No one wants to think about or plan for their death. But not planning ahead can leave various unresolved issues for your family to deal with and questions about what you might have wanted. When you prepare your estate in advance, you can count on an easier transition of estate assets to your loved ones. Resolving your estate through the government/legal system can be at great expense and time for your heirs.
If you haven’t taken the time to plan out your estate and you leave no estate legal documents behind, it is likely that state law will require your closest blood relatives to divide your estate. Your assets will be frozen and a judge will appoint an administrator to oversee the settling of your estate and any wishes you might have had for distribution will likely go unfulfilled. If you have minor children, a court-appointed guardian will be assigned.

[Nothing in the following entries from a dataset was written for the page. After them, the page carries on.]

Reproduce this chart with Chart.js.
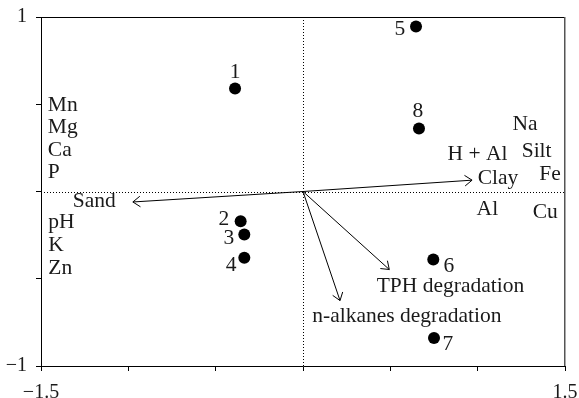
<!DOCTYPE html>
<html>
<head>
<meta charset="utf-8">
<script src="https://cdn.jsdelivr.net/npm/chart.js@4"></script>
<style>
html,body{margin:0;padding:0;background:#fff;}
canvas{display:block;}
</style>
</head>
<body>
<canvas id="c" width="579" height="398"></canvas>
<script>
// ---- data ----
const sampleIds = ['1','2','3','4','5','6','7','8'];
const sampleX = [-0.389, -0.357, -0.336, -0.336, 0.647, 0.746, 0.750, 0.664];
const sampleY = [0.590, -0.170, -0.246, -0.380, 0.946, -0.390, -0.840, 0.361];

// arrow vectors (from origin)
const arrowNames = ['Clay', 'Sand', 'TPH degradation', 'n-alkanes degradation'];
const arrowX = [0.968, -0.974, 0.494, 0.212];
const arrowY = [0.065, -0.060, -0.447, -0.625];

// variable text labels (left edge x, middle y, in data units)
const varLabels = ['Mn','Mg','Ca','P','pH','K','Zn','Sand','Na','H + Al','Silt','Clay','Fe','Al','Cu','TPH degradation','n-alkanes degradation'];
const varLabelX = [-1.461,-1.461,-1.461,-1.461,-1.458,-1.458,-1.458,-1.318,1.199,0.828,1.252,1.000,1.353,0.994,1.315,0.422,0.053];
const varLabelY = [0.493,0.368,0.235,0.111,-0.174,-0.309,-0.443,-0.056,0.384,0.212,0.231,0.075,0.097,-0.103,-0.122,-0.543,-0.715];

// sample number labels (center x, middle y, in data units)
const idLabelX = [-0.389, -0.453, -0.424, -0.412, 0.555, 0.835, 0.830, 0.658];
const idLabelY = [0.682, -0.160, -0.269, -0.424, 0.928, -0.430, -0.877, 0.458];

// axis settings
const xMin = -1.5, xMax = 1.5, xStep = 0.5;
const yMin = -1, yMax = 1, yStep = 0.5;
const xShownTicks = [-1.5, 1.5];
const yShownTicks = [-1, 1];

const FONT = "'Liberation Serif', 'DejaVu Serif', serif";
const fmt = v => (v < 0 ? '\u2212' + String(-v) : String(v));

const overlay = {
  id: 'overlay',
  beforeDatasetsDraw(chart) {
    const {ctx, chartArea: a, scales: {x, y}} = chart;
    const x0 = x.getPixelForValue(0), y0 = y.getPixelForValue(0);
    ctx.save();
    // dotted zero lines
    ctx.strokeStyle = '#000';
    ctx.lineWidth = 1;
    ctx.setLineDash([1, 2]);
    ctx.beginPath();
    ctx.moveTo(Math.round(x0) + 0.5, a.top);
    ctx.lineTo(Math.round(x0) + 0.5, a.bottom);
    ctx.moveTo(a.left, Math.round(y0) + 0.5);
    ctx.lineTo(a.right, Math.round(y0) + 0.5);
    ctx.stroke();
    ctx.setLineDash([]);
    // frame (top and right)
    ctx.beginPath();
    ctx.moveTo(a.left, a.top + 0.5);
    ctx.lineTo(a.right, a.top + 0.5);
    ctx.stroke();
    ctx.strokeStyle = '#555';
    ctx.lineWidth = 1.5;
    ctx.beginPath();
    ctx.moveTo(a.right - 0.25, a.top);
    ctx.lineTo(a.right - 0.25, a.bottom);
    ctx.stroke();
    // arrows
    ctx.strokeStyle = '#000';
    ctx.lineWidth = 1;
    for (let i = 0; i < arrowX.length; i++) {
      const px = x.getPixelForValue(arrowX[i]);
      const py = y.getPixelForValue(arrowY[i]);
      ctx.beginPath();
      ctx.moveTo(x0, y0);
      ctx.lineTo(px, py);
      const ang = Math.atan2(py - y0, px - x0);
      const L = 9, spread = Math.PI / 5;
      ctx.moveTo(px - L * Math.cos(ang - spread), py - L * Math.sin(ang - spread));
      ctx.lineTo(px, py);
      ctx.lineTo(px - L * Math.cos(ang + spread), py - L * Math.sin(ang + spread));
      ctx.stroke();
    }
    // text labels
    ctx.fillStyle = '#1a1a1a';
    ctx.font = '21.5px ' + FONT;
    ctx.textBaseline = 'middle';
    ctx.textAlign = 'left';
    for (let i = 0; i < varLabels.length; i++) {
      ctx.fillText(varLabels[i], x.getPixelForValue(varLabelX[i]), y.getPixelForValue(varLabelY[i]));
    }
    ctx.textAlign = 'center';
    for (let i = 0; i < sampleIds.length; i++) {
      ctx.fillText(sampleIds[i], x.getPixelForValue(idLabelX[i]), y.getPixelForValue(idLabelY[i]));
    }
    ctx.restore();
  }
};

const zeroPad = s => { s.paddingLeft = 0; s.paddingRight = 0; s.paddingTop = 0; s.paddingBottom = 0; };

new Chart(document.getElementById('c'), {
  type: 'scatter',
  data: {
    datasets: [{
      data: sampleX.map((v, i) => ({x: v, y: sampleY[i]})),
      backgroundColor: '#000',
      borderWidth: 0,
      pointRadius: 6,
      pointHoverRadius: 6
    }]
  },
  options: {
    responsive: false,
    devicePixelRatio: 1,
    animation: false,
    layout: {padding: {top: 17, right: 14, left: 0, bottom: 0}},
    plugins: {legend: {display: false}, tooltip: {enabled: false}},
    scales: {
      x: {
        type: 'linear', min: xMin, max: xMax,
        afterFit: s => { s.height = 32; zeroPad(s); },
        afterBuildTicks: s => { s.ticks = []; for (let v = xMin; v <= xMax + 1e-9; v += xStep) s.ticks.push({value: +v.toFixed(2)}); },
        ticks: {
          stepSize: xStep, autoSkip: false, maxRotation: 0, padding: 10,
          color: '#1a1a1a', font: {family: FONT, size: 20},
          callback: v => xShownTicks.includes(+v.toFixed(2)) ? fmt(+v.toFixed(2)) : ''
        },
        grid: {drawOnChartArea: false, drawTicks: true, tickLength: 5, tickColor: '#000'},
        border: {color: '#000', width: 1}
      },
      y: {
        type: 'linear', min: yMin, max: yMax,
        afterFit: s => { s.width = 41; zeroPad(s); },
        afterBuildTicks: s => { s.ticks = []; for (let v = yMin; v <= yMax + 1e-9; v += yStep) s.ticks.push({value: +v.toFixed(2)}); },
        ticks: {
          stepSize: yStep, autoSkip: false, padding: 9,
          color: '#1a1a1a', font: {family: FONT, size: 20},
          callback: v => yShownTicks.includes(+v.toFixed(2)) ? fmt(+v.toFixed(2)) : ''
        },
        grid: {drawOnChartArea: false, drawTicks: true, tickLength: 5, tickColor: '#000'},
        border: {color: '#000', width: 1}
      }
    }
  },
  plugins: [overlay]
});
</script>
</body>
</html>
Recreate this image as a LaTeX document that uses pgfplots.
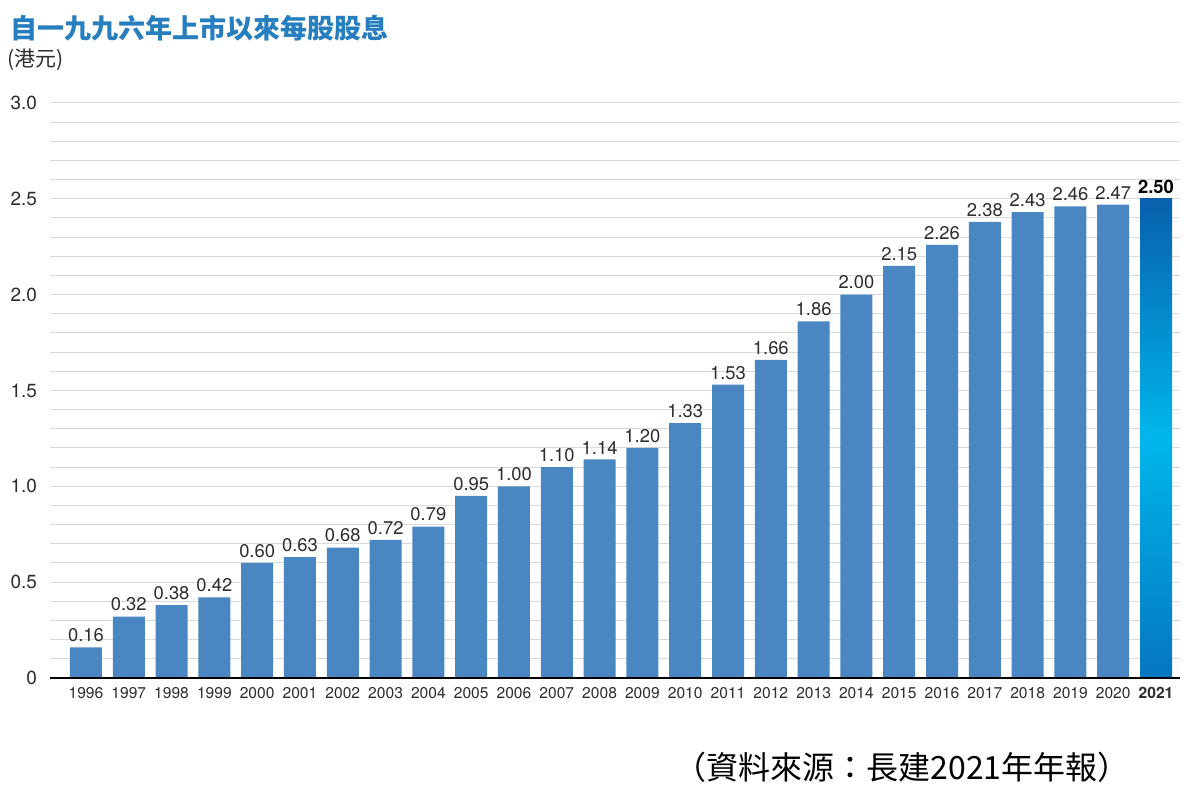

If you leave behind a last will and testament, the executor that you named in that last will and testament will oversee the management and distribution of your estate assets to the heirs or beneficiaries that you designate in your will. Your executor will likely retain an attorney or law firm to prepare the court documents for probate which must be filed at the courthouse. A judge will order your financial institutions and other third parties to transfer assets in your name at your death to your heirs. In short, estate planning documents let you decide who and how people will take ownership of your assets.
If you create a living trust and transfer assets to your living trust during your lifetime, your assets will be distributed to trust beneficiaries after you die. A living trust helps to avoid the need to go through the court and the attorney-involved probate proceeding that is required when you die with assets in your name. Another benefit to the living trust is that living trust assets can be disbursed to beneficiaries within a short period of time after you pass away. Your successor trustee can step in to maintain trust assets and expedite distributions from the trust to your beneficiaries.
If you pass away without a Will or with a Will, the court proceedings and any documents will be public record. Many people choose to use a Living Trust, which does not become public record in order to keep their information more private. This could provide added protection to your heirs avoiding potential perpetrators from using this information for bad purposes.